Berry College students are growing and monitoring a rare and endangered plant species on campus.
Students in the Principles of Microbiology, Botany and Ecology class established two safeguarding sites on campus to grow the Georgia Trillium, an endangered native plant species. The students are collecting data on the rare plant species to study different conditions that could affect its growth. This data includes evaluation of the species of trees surrounding the plant, invasive species, effect of seasons and more.
The Georgia Plant Conservation Alliance donated two clusters of Georgia Trillium for students to plant. According to Catherine (Cathy) Borer, Berry associate professor of biology, the 27,000-acre campus is the perfect place for this plant to thrive.
“This is a pretty spectacular campus with amazing ecosystems, and a great place to think about plant populations,” said Borer. “We’re giving the species a fighting chance!”
Berry joined the Georgia Plant Conservation Alliance during summer of 2019. The Georgia Plant Conservation Alliance is a network of over 40 Georgia universities, zoos, state and federal agencies, botanical gardens and conservation organizations that work to conserve and protect native, rare and endangered plants. This is the first Georgia Plant Conservation Alliance project on Berry’s campus.

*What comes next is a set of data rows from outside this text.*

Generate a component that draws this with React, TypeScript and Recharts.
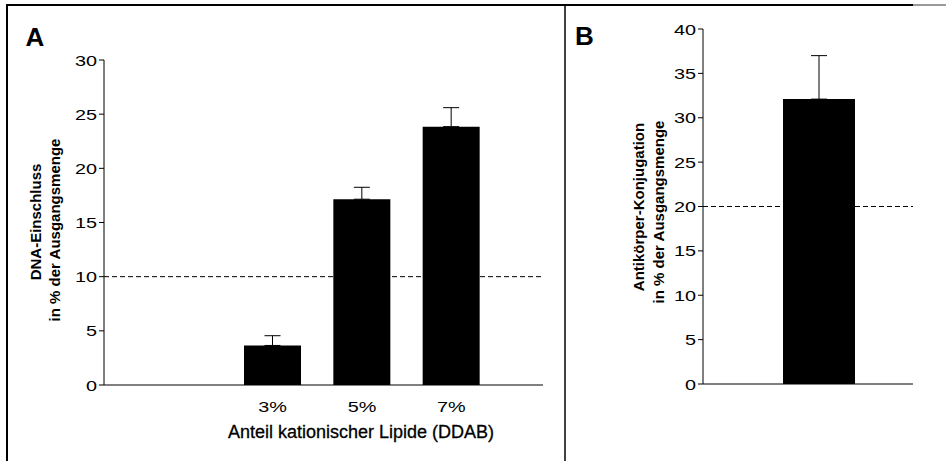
import React from 'react';
import { BarChart, Bar, XAxis, YAxis, ReferenceLine, ErrorBar } from 'recharts';

const FONT = '"Liberation Sans", Arial, Helvetica, sans-serif';

// Panel A data
const lipidCategories = ['3%', '5%', '7%'];
const dnaValues = [3.65, 17.15, 23.85];
const dnaErrors = [0.9, 1.1, 1.75];
const dnaTicks = [0, 5, 10, 15, 20, 25, 30];
const dnaThreshold = 10;

// Panel B data
const antibodyCategories = [''];
const antibodyValues = [32.1];
const antibodyErrors = [4.9];
const antibodyTicks = [0, 5, 10, 15, 20, 25, 30, 35, 40];
const antibodyThreshold = 20;

const dataA = lipidCategories.map((c, i) => ({ cat: c, value: dnaValues[i], err: [0, dnaErrors[i]] }));
const dataB = antibodyCategories.map((c, i) => ({ cat: c, value: antibodyValues[i], err: [0, antibodyErrors[i]] }));

const YTick = (props: any) => {
  const { x, y, payload } = props;
  return (
    <g transform={`translate(${x},${y})`}>
      <text x={0} y={0} dy="0.36em" textAnchor="end" transform="scale(1.28,1)" fontSize={15.5} fontFamily={FONT} fill="#000">
        {payload.value}
      </text>
    </g>
  );
};

const XTick = (props: any) => {
  const { x, y, payload } = props;
  return (
    <g transform={`translate(${x},${y})`}>
      <text x={0} y={27.5} textAnchor="middle" transform="scale(1.28,1)" fontSize={15.5} fontFamily={FONT} fill="#000">
        {payload.value}
      </text>
    </g>
  );
};

export default function App() {
  return (
    <div style={{ position: 'absolute', left: 0, top: 0, width: 946, height: 461, background: '#fff', overflow: 'hidden' }}>
      <div style={{ position: 'absolute', left: 0, top: 0 }}>
        <BarChart width={565} height={461} data={dataA} margin={{ top: 60, right: 22, bottom: 0, left: 0 }} barSize={57}>
          <XAxis
            dataKey="cat"
            height={76}
            axisLine={{ stroke: '#000' }}
            tickLine={false}
            tickSize={0}
            tickMargin={0}
            tick={(p: any) => <XTick {...p} />}
            padding={{ left: 124, right: 47 }}
            interval={0}
          />
          <YAxis
            width={104}
            domain={[0, 30]}
            ticks={dnaTicks}
            interval={0}
            axisLine={{ stroke: '#000' }}
            tickLine={{ stroke: '#000' }}
            tickSize={5}
            tickMargin={2}
            tick={(p: any) => <YTick {...p} />}
            allowDataOverflow
          />
          <ReferenceLine y={dnaThreshold} stroke="#000" strokeDasharray="5 3" />
          <Bar dataKey="value" fill="#000" isAnimationActive={false}>
            <ErrorBar dataKey="err" width={8} stroke="#000" strokeWidth={1} isAnimationActive={false} />
          </Bar>
        </BarChart>
      </div>
      <div style={{ position: 'absolute', left: 565, top: 0 }}>
        <BarChart width={381} height={461} data={dataB} margin={{ top: 29, right: 33, bottom: 0, left: 0 }} barSize={72}>
          <XAxis
            dataKey="cat"
            height={77}
            axisLine={{ stroke: '#000' }}
            tickLine={false}
            tick={false}
            padding={{ left: 22, right: 0 }}
          />
          <YAxis
            width={138}
            domain={[0, 40]}
            ticks={antibodyTicks}
            interval={0}
            axisLine={{ stroke: '#000' }}
            tickLine={{ stroke: '#000' }}
            tickSize={5}
            tickMargin={2}
            tick={(p: any) => <YTick {...p} />}
            allowDataOverflow
          />
          <ReferenceLine y={antibodyThreshold} stroke="#000" strokeDasharray="5 3" />
          <Bar dataKey="value" fill="#000" isAnimationActive={false}>
            <ErrorBar dataKey="err" width={8} stroke="#000" strokeWidth={1} isAnimationActive={false} />
          </Bar>
        </BarChart>
      </div>
      <svg width={946} height={461} style={{ position: 'absolute', left: 0, top: 0, pointerEvents: 'none' }}>
        <line x1={6} y1={5} x2={913} y2={5} stroke="#000" strokeWidth={2} />
        <line x1={913} y1={5} x2={946} y2={5} stroke="#999" strokeWidth={2} />
        <line x1={7} y1={4} x2={7} y2={461} stroke="#000" strokeWidth={2} />
        <line x1={565} y1={5} x2={565} y2={461} stroke="#000" strokeWidth={1.5} />
        <text x={25.5} y={46} fontSize={26} fontWeight="bold" fontFamily={FONT} fill="#000">A</text>
        <text x={575} y={45} fontSize={26} fontWeight="bold" fontFamily={FONT} fill="#000">B</text>
        <text transform="translate(41,222) rotate(-90)" textAnchor="middle" fontSize={15} fontWeight="bold" fontFamily={FONT} fill="#000">DNA-Einschluss</text>
        <text transform="translate(60,230) rotate(-90)" textAnchor="middle" fontSize={15} fontWeight="bold" fontFamily={FONT} fill="#000">in % der Ausgangsmenge</text>
        <text transform="translate(644,207) rotate(-90)" textAnchor="middle" fontSize={15} fontWeight="bold" fontFamily={FONT} fill="#000">Antikörper-Konjugation</text>
        <text transform="translate(664,212) rotate(-90)" textAnchor="middle" fontSize={15} fontWeight="bold" fontFamily={FONT} fill="#000">in % der Ausgangsmenge</text>
        <text x={361} y={438} textAnchor="middle" fontSize={18} fontFamily={FONT} fill="#000" stroke="#000" strokeWidth={0.3}>Anteil kationischer Lipide (DDAB)</text>
      </svg>
    </div>
  );
}
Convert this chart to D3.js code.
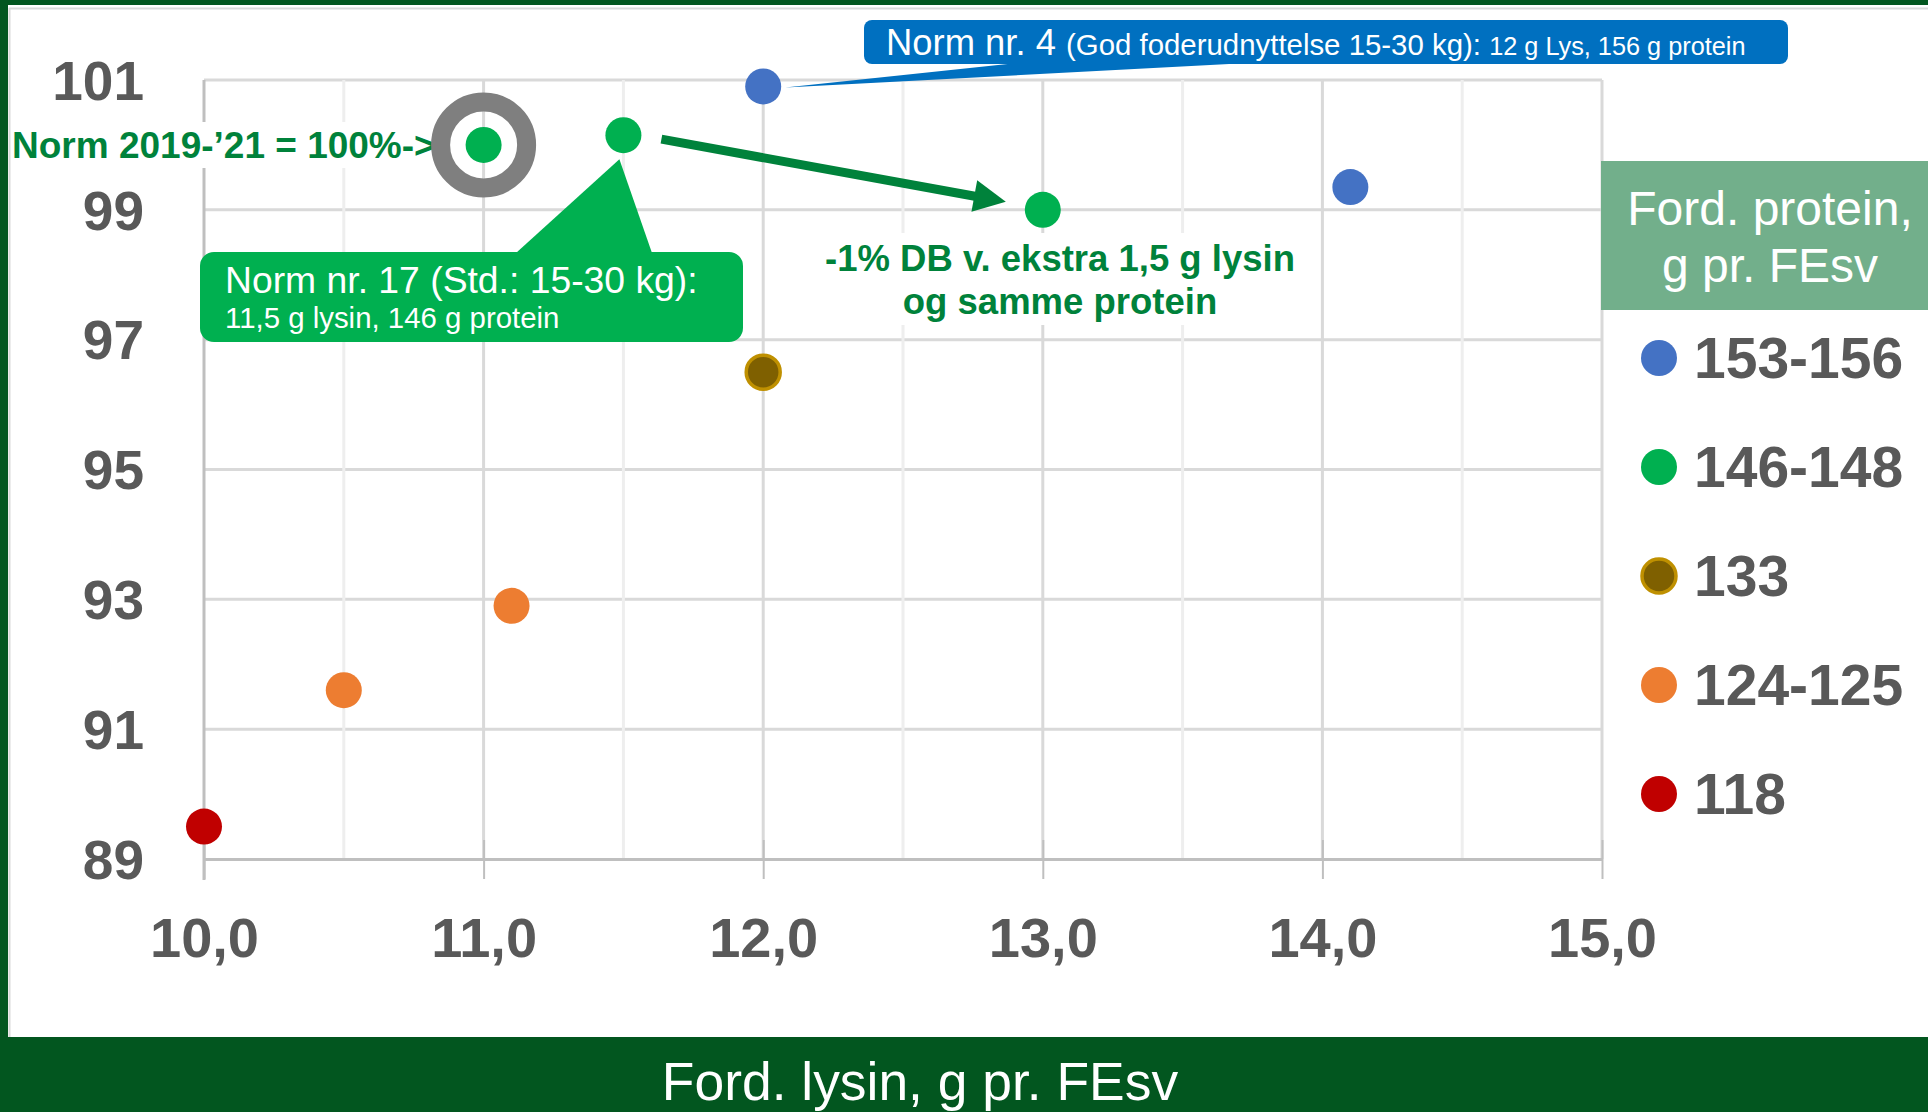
<!DOCTYPE html>
<html>
<head>
<meta charset="utf-8">
<script src="https://cdn.jsdelivr.net/npm/d3@7/dist/d3.min.js"></script>
<style>
  html, body { margin: 0; padding: 0; background: #ffffff; }
  svg { display: block; font-family: "Liberation Sans", Arial, sans-serif; }
</style>
</head>
<body>
<svg id="chart" width="1928" height="1112"></svg>
<script>
// ---------- DATA ----------
const xTicks = [10, 11, 12, 13, 14, 15];
const xMinorTicks = [10.5, 11.5, 12.5, 13.5, 14.5];
const yTicks = [89, 91, 93, 95, 97, 99, 101];

const seriesNames = ["153-156", "146-148", "133", "124-125", "118"];
// Ford. lysin (g pr. FEsv) and relative DB (%) per protein group
const lysin153 = [12.0, 14.1];
const db153    = [100.9, 99.35];
const lysin146 = [11.0, 11.5, 13.0];
const db146    = [100.0, 100.15, 99.0];
const lysin133 = [12.0];
const db133    = [96.5];
const lysin124 = [10.5, 11.1];
const db124    = [91.6, 92.9];
const lysin118 = [10.0];
const db118    = [89.5];

const xTitle = "Ford. lysin, g pr. FEsv";
const legendTitle = ["Ford. protein,", "g pr. FEsv"];

// ---------- STYLE ----------
const fills   = ["#4472C4", "#00B050", "#7F6000", "#ED7D31", "#C00000"];
const strokes = [null, null, "#BF9000", null, null];
const textGray = "#595959";
const darkGreen = "#02561F";
const annoGreen = "#00823B";

const series = [
  { name: seriesNames[0], xs: lysin153, ys: db153 },
  { name: seriesNames[1], xs: lysin146, ys: db146 },
  { name: seriesNames[2], xs: lysin133, ys: db133 },
  { name: seriesNames[3], xs: lysin124, ys: db124 },
  { name: seriesNames[4], xs: lysin118, ys: db118 }
];

const svg = d3.select("#chart");
const W = 1928, H = 1112;

const x = d3.scaleLinear().domain([10, 15]).range([204, 1602]);
const y = d3.scaleLinear().domain([89, 101]).range([859, 80]);

// ---------- FRAME ----------
svg.append("rect").attr("x", 0).attr("y", 0).attr("width", W).attr("height", H).attr("fill", "#ffffff");
svg.append("line").attr("x1", 9.5).attr("x2", 9.5).attr("y1", 8).attr("y2", 1037).attr("stroke", "#d9d9d9").attr("stroke-width", 2);
svg.append("line").attr("x1", 9).attr("x2", W).attr("y1", 8.5).attr("y2", 8.5).attr("stroke", "#d9d9d9").attr("stroke-width", 2);
svg.append("rect").attr("x", 0).attr("y", 0).attr("width", 8).attr("height", H).attr("fill", darkGreen);
svg.append("rect").attr("x", 0).attr("y", 0).attr("width", W).attr("height", 5).attr("fill", darkGreen);
svg.append("rect").attr("x", 0).attr("y", 1037).attr("width", W).attr("height", H - 1037).attr("fill", darkGreen);

// ---------- GRID ----------
const grid = svg.append("g");
grid.selectAll(".hg").data(yTicks.filter(d => d !== 89)).join("line")
  .attr("x1", x(10)).attr("x2", x(15)).attr("y1", d => y(d)).attr("y2", d => y(d))
  .attr("stroke", "#d9d9d9").attr("stroke-width", 3);
grid.selectAll(".vm").data(xMinorTicks).join("line")
  .attr("x1", d => x(d)).attr("x2", d => x(d)).attr("y1", y(101)).attr("y2", y(89))
  .attr("stroke", "#eeeeee").attr("stroke-width", 3);
grid.selectAll(".vM").data(xTicks.filter(d => d !== 10)).join("line")
  .attr("x1", d => x(d)).attr("x2", d => x(d)).attr("y1", y(101)).attr("y2", y(89))
  .attr("stroke", "#d9d9d9").attr("stroke-width", 3);

// ---------- AXES ----------
const fmtX = d => d.toFixed(1).replace(".", ",");
const xAxis = svg.append("g").attr("transform", `translate(0,${y(89)})`)
  .call(d3.axisBottom(x).tickValues(xTicks).tickFormat(fmtX).tickSizeInner(20).tickSizeOuter(0).tickPadding(38));
xAxis.select(".domain").attr("stroke", "#bfbfbf").attr("stroke-width", 3);
xAxis.selectAll(".tick line").attr("y1", -19).attr("stroke", "#bfbfbf").attr("stroke-width", 2);
xAxis.selectAll(".tick text").attr("fill", textGray).attr("font-size", 56).attr("font-weight", "bold")
  .attr("font-family", "Liberation Sans, Arial, sans-serif");

const yAxis = svg.append("g").attr("transform", `translate(${x(10)},0)`)
  .call(d3.axisLeft(y).tickValues(yTicks).tickFormat(d3.format("d")).tickSize(0).tickPadding(60));
yAxis.select(".domain").remove();
yAxis.selectAll(".tick text").attr("fill", textGray).attr("font-size", 55).attr("font-weight", "bold")
  .attr("dy", "0.35em").attr("font-family", "Liberation Sans, Arial, sans-serif");
svg.append("line").attr("x1", x(10)).attr("x2", x(10)).attr("y1", y(101)).attr("y2", y(89) + 21)
  .attr("stroke", "#bfbfbf").attr("stroke-width", 3);

// ---------- ANNOTATION BACKGROUNDS ----------
svg.append("rect").attr("x", 11).attr("y", 122).attr("width", 425).attr("height", 46).attr("fill", "#ffffff");
svg.append("rect").attr("x", 815).attr("y", 233).attr("width", 490).attr("height", 92).attr("fill", "#ffffff");

// Norm 2019 text
svg.append("text").attr("x", 12).attr("y", 158).attr("fill", annoGreen)
  .attr("font-size", 37).attr("font-weight", "bold").text("Norm 2019-\u201921 = 100%->");

// Ring around reference point
svg.append("circle").attr("cx", x(lysin146[0])).attr("cy", y(db146[0])).attr("r", 43)
  .attr("fill", "none").attr("stroke", "#7f7f7f").attr("stroke-width", 19);

// -1% DB text
const t2 = svg.append("text").attr("fill", annoGreen).attr("font-size", 36.5).attr("font-weight", "bold")
  .attr("text-anchor", "middle");
t2.append("tspan").attr("x", 1060).attr("y", 271).text("-1% DB v. ekstra 1,5 g lysin");
t2.append("tspan").attr("x", 1060).attr("y", 314).text("og samme protein");

// Arrow
const ax1 = x(lysin146[1]) + 38, ay1 = y(db146[1]) + 4;
const ax2 = x(lysin146[2]) - 37, ay2 = y(db146[2]) - 8;
const ang = Math.atan2(ay2 - ay1, ax2 - ax1);
const hl = 32, hw = 16;
const bx = ax2 - hl * Math.cos(ang), by = ay2 - hl * Math.sin(ang);
svg.append("line").attr("x1", ax1).attr("y1", ay1).attr("x2", bx + 2 * Math.cos(ang)).attr("y2", by + 2 * Math.sin(ang))
  .attr("stroke", annoGreen).attr("stroke-width", 9);
svg.append("path").attr("fill", annoGreen).attr("d",
  `M${ax2},${ay2} L${bx - hw * Math.sin(ang)},${by + hw * Math.cos(ang)} L${bx + hw * Math.sin(ang)},${by - hw * Math.cos(ang)} Z`);

// Green callout (Norm nr. 17)
const gTipX = x(lysin146[1]) - 4, gTipY = y(db146[1]) + 24;
svg.append("path").attr("fill", "#00B050").attr("d", `M516,253 L${gTipX},${gTipY} L652,253 Z`);
svg.append("rect").attr("x", 200).attr("y", 252).attr("width", 543).attr("height", 90).attr("rx", 14).attr("fill", "#00B050");
svg.append("text").attr("x", 225).attr("y", 293).attr("fill", "#ffffff").attr("font-size", 37.3)
  .text("Norm nr. 17 (Std.: 15-30 kg):");
svg.append("text").attr("x", 225).attr("y", 328).attr("fill", "#ffffff").attr("font-size", 29.4)
  .text("11,5 g lysin, 146 g protein");

// Blue callout (Norm nr. 4)
const bTipX = x(lysin153[0]) + 22, bTipY = y(db153[0]) + 1;
svg.append("path").attr("fill", "#0070C0").attr("d", `M1017,63 L${bTipX},${bTipY} L1248,63 Z`);
svg.append("rect").attr("x", 864).attr("y", 20).attr("width", 924).attr("height", 44).attr("rx", 8).attr("fill", "#0070C0");
const t3 = svg.append("text").attr("x", 886).attr("y", 55).attr("fill", "#ffffff");
t3.append("tspan").attr("font-size", 36.4).text("Norm nr. 4 ");
t3.append("tspan").attr("font-size", 29.4).text("(God foderudnyttelse 15-30 kg): ");
t3.append("tspan").attr("font-size", 25.3).text("12 g Lys, 156 g protein");

// ---------- POINTS ----------
series.forEach((s, i) => {
  const pts = s.xs.map((v, k) => ({ x: v, y: s.ys[k] }));
  svg.append("g").selectAll("circle").data(pts).join("circle")
    .attr("cx", d => x(d.x)).attr("cy", d => y(d.y))
    .attr("r", strokes[i] ? 17 : 18)
    .attr("fill", fills[i])
    .attr("stroke", strokes[i] || "none").attr("stroke-width", strokes[i] ? 3.5 : 0);
});

// ---------- LEGEND ----------
svg.append("rect").attr("x", 1601).attr("y", 161).attr("width", W - 1601).attr("height", 149).attr("fill", "#72AF8B");
legendTitle.forEach((t, i) => {
  svg.append("text").attr("x", 1770).attr("y", 225 + i * 57).attr("text-anchor", "middle")
    .attr("fill", "#ffffff").attr("font-size", 48).text(t);
});
const legY = [358, 467, 576, 685, 794];
seriesNames.forEach((n, i) => {
  svg.append("circle").attr("cx", 1659).attr("cy", legY[i]).attr("r", strokes[i] ? 17 : 18)
    .attr("fill", fills[i]).attr("stroke", strokes[i] || "none").attr("stroke-width", strokes[i] ? 3.5 : 0);
  svg.append("text").attr("x", 1694).attr("y", legY[i] + 20).attr("fill", textGray)
    .attr("font-size", 57).attr("font-weight", "bold").text(n);
});

// ---------- X TITLE ----------
svg.append("text").attr("x", 920).attr("y", 1100).attr("text-anchor", "middle").attr("fill", "#ffffff")
  .attr("font-size", 53.4).text(xTitle);
</script>
</body>
</html>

The Georgia Trillium is a perennial herb native to Georgia that produces small, white three-petaled flowers and blooms in the spring. It can take more than five years for the first flowering stalk to grow, but if protected, could live for hundreds of years. Its habitat is being threatened by a range of human activities like logging and clearing forests for land development.
“My hope is that in future years, my students will be able to help continue this project and collect long-term data on the plants and their ecology,” said Borer.